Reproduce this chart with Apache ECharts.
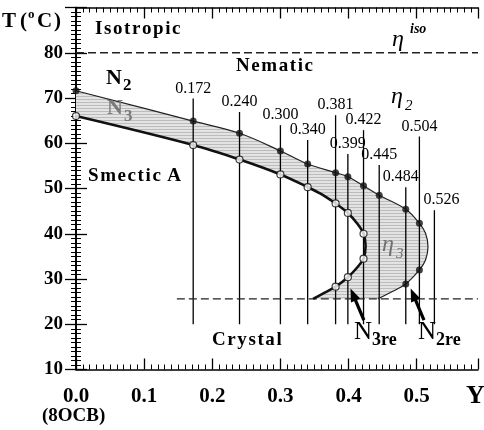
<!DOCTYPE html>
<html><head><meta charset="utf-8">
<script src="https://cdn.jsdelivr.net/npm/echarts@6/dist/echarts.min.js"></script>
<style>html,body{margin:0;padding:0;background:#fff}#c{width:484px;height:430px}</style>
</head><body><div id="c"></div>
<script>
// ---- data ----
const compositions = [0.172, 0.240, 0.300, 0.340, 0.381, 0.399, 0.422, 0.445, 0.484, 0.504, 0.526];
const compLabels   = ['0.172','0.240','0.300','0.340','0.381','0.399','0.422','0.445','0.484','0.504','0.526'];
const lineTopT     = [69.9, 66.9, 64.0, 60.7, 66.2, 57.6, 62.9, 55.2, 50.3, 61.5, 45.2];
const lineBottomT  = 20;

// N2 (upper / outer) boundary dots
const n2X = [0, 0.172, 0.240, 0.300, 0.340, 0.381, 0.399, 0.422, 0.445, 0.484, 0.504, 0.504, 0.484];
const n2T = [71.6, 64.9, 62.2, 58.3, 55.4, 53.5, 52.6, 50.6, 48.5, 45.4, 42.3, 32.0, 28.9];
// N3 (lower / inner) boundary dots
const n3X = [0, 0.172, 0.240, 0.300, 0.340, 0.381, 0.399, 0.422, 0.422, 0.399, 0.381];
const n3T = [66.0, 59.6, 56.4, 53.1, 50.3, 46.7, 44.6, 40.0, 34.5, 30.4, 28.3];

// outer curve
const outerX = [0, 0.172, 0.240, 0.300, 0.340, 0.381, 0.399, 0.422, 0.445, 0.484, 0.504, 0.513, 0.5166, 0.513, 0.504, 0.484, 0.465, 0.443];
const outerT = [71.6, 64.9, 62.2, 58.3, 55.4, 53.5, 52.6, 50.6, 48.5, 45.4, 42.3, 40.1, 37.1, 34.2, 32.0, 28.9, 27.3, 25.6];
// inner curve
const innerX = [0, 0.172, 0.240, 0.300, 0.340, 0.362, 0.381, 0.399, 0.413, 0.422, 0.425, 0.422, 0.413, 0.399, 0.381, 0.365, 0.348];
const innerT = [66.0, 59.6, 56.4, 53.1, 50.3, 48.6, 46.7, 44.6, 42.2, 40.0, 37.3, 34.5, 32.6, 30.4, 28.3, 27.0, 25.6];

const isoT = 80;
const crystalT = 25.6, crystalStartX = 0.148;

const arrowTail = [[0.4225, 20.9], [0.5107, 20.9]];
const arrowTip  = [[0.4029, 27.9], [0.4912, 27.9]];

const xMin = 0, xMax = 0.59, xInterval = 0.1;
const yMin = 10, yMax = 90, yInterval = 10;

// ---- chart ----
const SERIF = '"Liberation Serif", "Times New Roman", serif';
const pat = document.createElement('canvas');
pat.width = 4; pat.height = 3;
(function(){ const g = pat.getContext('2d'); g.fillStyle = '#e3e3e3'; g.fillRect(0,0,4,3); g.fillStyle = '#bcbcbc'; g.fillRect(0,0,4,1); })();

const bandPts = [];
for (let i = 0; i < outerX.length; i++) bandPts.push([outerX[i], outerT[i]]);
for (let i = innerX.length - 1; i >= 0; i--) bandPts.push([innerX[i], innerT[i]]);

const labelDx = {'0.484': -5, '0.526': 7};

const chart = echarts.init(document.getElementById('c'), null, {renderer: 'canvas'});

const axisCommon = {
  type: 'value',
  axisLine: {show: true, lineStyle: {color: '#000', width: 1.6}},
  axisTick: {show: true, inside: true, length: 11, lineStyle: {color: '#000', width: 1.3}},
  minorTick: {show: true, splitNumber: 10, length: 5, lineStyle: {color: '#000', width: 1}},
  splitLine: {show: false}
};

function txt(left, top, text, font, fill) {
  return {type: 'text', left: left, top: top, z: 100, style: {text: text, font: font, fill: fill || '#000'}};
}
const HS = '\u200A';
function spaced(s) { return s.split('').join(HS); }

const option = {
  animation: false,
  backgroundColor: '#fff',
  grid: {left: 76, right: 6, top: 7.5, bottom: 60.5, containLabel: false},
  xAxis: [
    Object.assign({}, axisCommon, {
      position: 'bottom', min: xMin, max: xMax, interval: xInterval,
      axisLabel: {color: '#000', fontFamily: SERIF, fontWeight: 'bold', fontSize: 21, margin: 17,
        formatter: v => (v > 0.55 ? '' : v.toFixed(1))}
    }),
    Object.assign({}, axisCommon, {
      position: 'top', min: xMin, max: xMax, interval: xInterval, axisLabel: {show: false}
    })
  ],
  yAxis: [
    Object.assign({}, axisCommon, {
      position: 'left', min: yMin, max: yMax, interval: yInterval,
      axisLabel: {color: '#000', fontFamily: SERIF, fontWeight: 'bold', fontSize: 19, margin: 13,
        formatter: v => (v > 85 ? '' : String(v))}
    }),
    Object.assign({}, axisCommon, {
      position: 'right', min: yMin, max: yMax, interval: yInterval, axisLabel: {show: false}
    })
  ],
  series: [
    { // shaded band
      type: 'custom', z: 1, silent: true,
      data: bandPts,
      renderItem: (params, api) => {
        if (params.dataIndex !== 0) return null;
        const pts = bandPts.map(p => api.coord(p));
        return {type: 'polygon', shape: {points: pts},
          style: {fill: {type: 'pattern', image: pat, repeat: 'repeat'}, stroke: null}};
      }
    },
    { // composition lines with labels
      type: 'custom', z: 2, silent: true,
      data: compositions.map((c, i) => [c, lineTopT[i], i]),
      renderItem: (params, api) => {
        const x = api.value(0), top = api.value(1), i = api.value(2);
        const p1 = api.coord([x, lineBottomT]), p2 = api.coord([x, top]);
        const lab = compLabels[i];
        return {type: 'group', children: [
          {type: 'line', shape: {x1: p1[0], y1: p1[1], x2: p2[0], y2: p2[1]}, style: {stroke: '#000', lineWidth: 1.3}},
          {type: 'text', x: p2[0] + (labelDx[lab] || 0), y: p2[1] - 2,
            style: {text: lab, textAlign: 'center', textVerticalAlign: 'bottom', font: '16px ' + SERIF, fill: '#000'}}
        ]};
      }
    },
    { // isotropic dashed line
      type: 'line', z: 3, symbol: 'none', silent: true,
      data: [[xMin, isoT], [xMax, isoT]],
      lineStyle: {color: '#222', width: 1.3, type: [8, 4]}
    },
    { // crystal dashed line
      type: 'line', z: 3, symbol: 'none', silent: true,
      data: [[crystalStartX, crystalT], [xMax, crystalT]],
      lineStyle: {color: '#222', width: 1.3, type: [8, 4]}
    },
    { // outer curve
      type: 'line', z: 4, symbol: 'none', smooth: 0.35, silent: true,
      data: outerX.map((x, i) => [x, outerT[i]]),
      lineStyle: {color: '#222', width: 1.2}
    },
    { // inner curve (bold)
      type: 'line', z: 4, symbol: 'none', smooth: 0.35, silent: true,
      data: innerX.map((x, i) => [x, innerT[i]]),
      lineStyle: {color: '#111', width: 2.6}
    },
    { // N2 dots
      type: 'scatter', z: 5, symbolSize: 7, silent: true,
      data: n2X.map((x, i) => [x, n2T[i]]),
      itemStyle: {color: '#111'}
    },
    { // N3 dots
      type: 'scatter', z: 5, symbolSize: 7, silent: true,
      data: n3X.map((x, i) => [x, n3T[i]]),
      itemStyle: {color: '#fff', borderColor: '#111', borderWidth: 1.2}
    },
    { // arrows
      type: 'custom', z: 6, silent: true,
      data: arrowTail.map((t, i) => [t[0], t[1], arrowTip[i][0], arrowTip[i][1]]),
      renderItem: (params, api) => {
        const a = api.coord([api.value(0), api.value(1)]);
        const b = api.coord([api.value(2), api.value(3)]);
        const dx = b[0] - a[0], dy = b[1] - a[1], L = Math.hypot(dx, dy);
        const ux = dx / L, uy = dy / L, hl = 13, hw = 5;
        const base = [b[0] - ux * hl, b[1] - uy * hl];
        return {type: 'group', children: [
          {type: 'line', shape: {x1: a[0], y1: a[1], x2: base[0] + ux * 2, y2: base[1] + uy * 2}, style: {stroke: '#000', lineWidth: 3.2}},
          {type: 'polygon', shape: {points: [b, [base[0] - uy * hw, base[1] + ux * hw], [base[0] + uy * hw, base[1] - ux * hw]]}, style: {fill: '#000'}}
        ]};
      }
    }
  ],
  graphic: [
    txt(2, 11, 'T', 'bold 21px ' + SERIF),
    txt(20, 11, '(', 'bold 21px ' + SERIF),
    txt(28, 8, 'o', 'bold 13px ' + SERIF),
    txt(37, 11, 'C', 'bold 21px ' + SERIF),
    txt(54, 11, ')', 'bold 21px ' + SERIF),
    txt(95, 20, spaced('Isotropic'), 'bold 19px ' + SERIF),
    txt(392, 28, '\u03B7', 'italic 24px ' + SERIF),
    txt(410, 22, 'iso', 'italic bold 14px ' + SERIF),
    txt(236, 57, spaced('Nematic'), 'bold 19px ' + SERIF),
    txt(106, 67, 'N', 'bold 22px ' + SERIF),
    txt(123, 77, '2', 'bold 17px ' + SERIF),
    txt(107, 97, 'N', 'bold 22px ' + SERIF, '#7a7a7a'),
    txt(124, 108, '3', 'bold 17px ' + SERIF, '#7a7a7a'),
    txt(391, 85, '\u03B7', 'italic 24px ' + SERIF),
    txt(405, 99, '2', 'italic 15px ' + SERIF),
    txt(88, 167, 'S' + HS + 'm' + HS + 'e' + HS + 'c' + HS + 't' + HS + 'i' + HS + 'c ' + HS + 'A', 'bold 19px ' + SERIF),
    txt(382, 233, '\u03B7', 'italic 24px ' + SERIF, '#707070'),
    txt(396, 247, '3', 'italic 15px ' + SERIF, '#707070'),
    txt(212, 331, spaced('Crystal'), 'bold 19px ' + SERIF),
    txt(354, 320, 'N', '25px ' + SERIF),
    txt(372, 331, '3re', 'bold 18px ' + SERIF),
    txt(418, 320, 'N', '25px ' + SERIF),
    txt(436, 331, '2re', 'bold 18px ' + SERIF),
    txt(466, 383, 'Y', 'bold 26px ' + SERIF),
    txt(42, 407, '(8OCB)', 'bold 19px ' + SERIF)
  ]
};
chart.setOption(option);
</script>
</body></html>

•••

- What you have to do
Repeat, with no pictures, each line from the beginning of the data through the line containing "34.5, 30.4, 28.3];", inclusive.

- Response
Reproduce this chart with Apache ECharts.
<!DOCTYPE html>
<html><head><meta charset="utf-8">
<script src="https://cdn.jsdelivr.net/npm/echarts@6/dist/echarts.min.js"></script>
<style>html,body{margin:0;padding:0;background:#fff}#c{width:484px;height:430px}</style>
</head><body><div id="c"></div>
<script>
// ---- data ----
const compositions = [0.172, 0.240, 0.300, 0.340, 0.381, 0.399, 0.422, 0.445, 0.484, 0.504, 0.526];
const compLabels   = ['0.172','0.240','0.300','0.340','0.381','0.399','0.422','0.445','0.484','0.504','0.526'];
const lineTopT     = [69.9, 66.9, 64.0, 60.7, 66.2, 57.6, 62.9, 55.2, 50.3, 61.5, 45.2];
const lineBottomT  = 20;

// N2 (upper / outer) boundary dots
const n2X = [0, 0.172, 0.240, 0.300, 0.340, 0.381, 0.399, 0.422, 0.445, 0.484, 0.504, 0.504, 0.484];
const n2T = [71.6, 64.9, 62.2, 58.3, 55.4, 53.5, 52.6, 50.6, 48.5, 45.4, 42.3, 32.0, 28.9];
// N3 (lower / inner) boundary dots
const n3X = [0, 0.172, 0.240, 0.300, 0.340, 0.381, 0.399, 0.422, 0.422, 0.399, 0.381];
const n3T = [66.0, 59.6, 56.4, 53.1, 50.3, 46.7, 44.6, 40.0, 34.5, 30.4, 28.3];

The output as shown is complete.